As 3-Alarm Fire Burned, Everett’s Newest Ladder Truck Was In The Reject Bin

September 26, 2017

Everett, Everett Fire

ladder truck

This truck couldn’t meet weight and never made it into service.

ladder truck

A Marysville and Everett ladder working Monday night’s fire.

While it should have been on the scene on Broadway last night the newest ladder truck for the Everett Fire Department sits back at its manufacturer. Last year the Everett City Council authorized the purchase of a new ladder truck to replace one of the two aging ladder trucks currently in use.

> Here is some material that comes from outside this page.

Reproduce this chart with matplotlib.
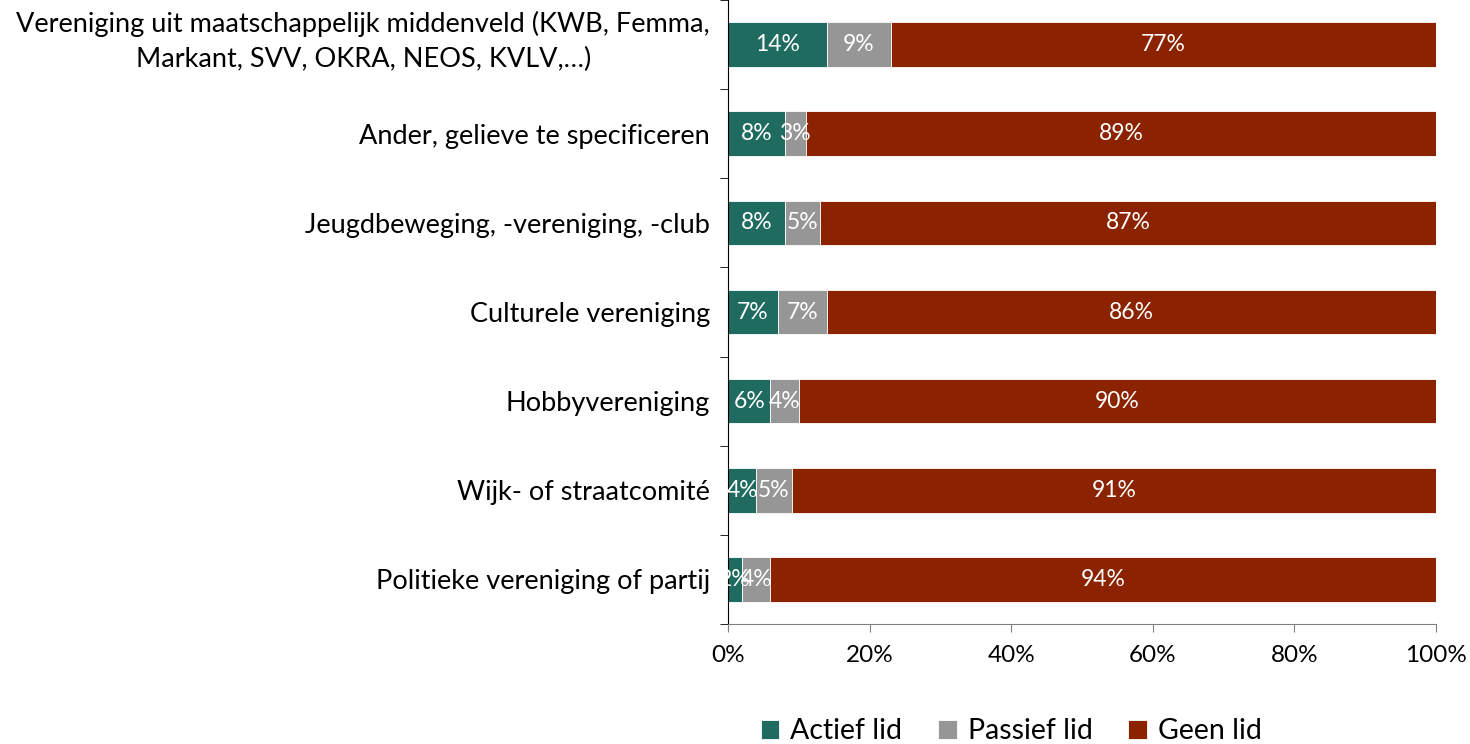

Back in August happened across the new ladder truck in the parking lot of the Hilton Garden Inn next to Paine Field. At that time the company was delivering the truck to Everett for final approval. One problem. The new truck was too heavy. Washington State law mandates weight for vehicles on the roadways and once the new ladder truck was loaded with the proper equipment it failed the weight tests. Here is an official explanation from Meghan Pembroke on behalf of the Everett Fire Department via email…

The department has been going through a lengthy acceptance process with our Rosenbauer ladder to ensure it met our contractual weight requirements, including those required by Washington State law. During our November 2016 inspection the department found that the ladder was overweight when loaded with Everett’s equipment. After several unsuccessful attempts by Rosenbauer to remove and redistribute weight with different engineering configurations we have come to the joint conclusion that the contract should be cancelled. Both parties have signed a contract cancellation agreement and Rosenbauer has issued a refund check for the entire amount paid by the City for this ladder. The department’s committee will now move forward in an expedited manner to develop new specifications for a ladder that will meet our state’s weight requirements with Everett’s equipment load.

Last night Everett’s two ladder trucks were in use along with a ladder truck from Marysville. There were also another dozen fire engines from around Snohomish County helping in the 3-alarm blaze.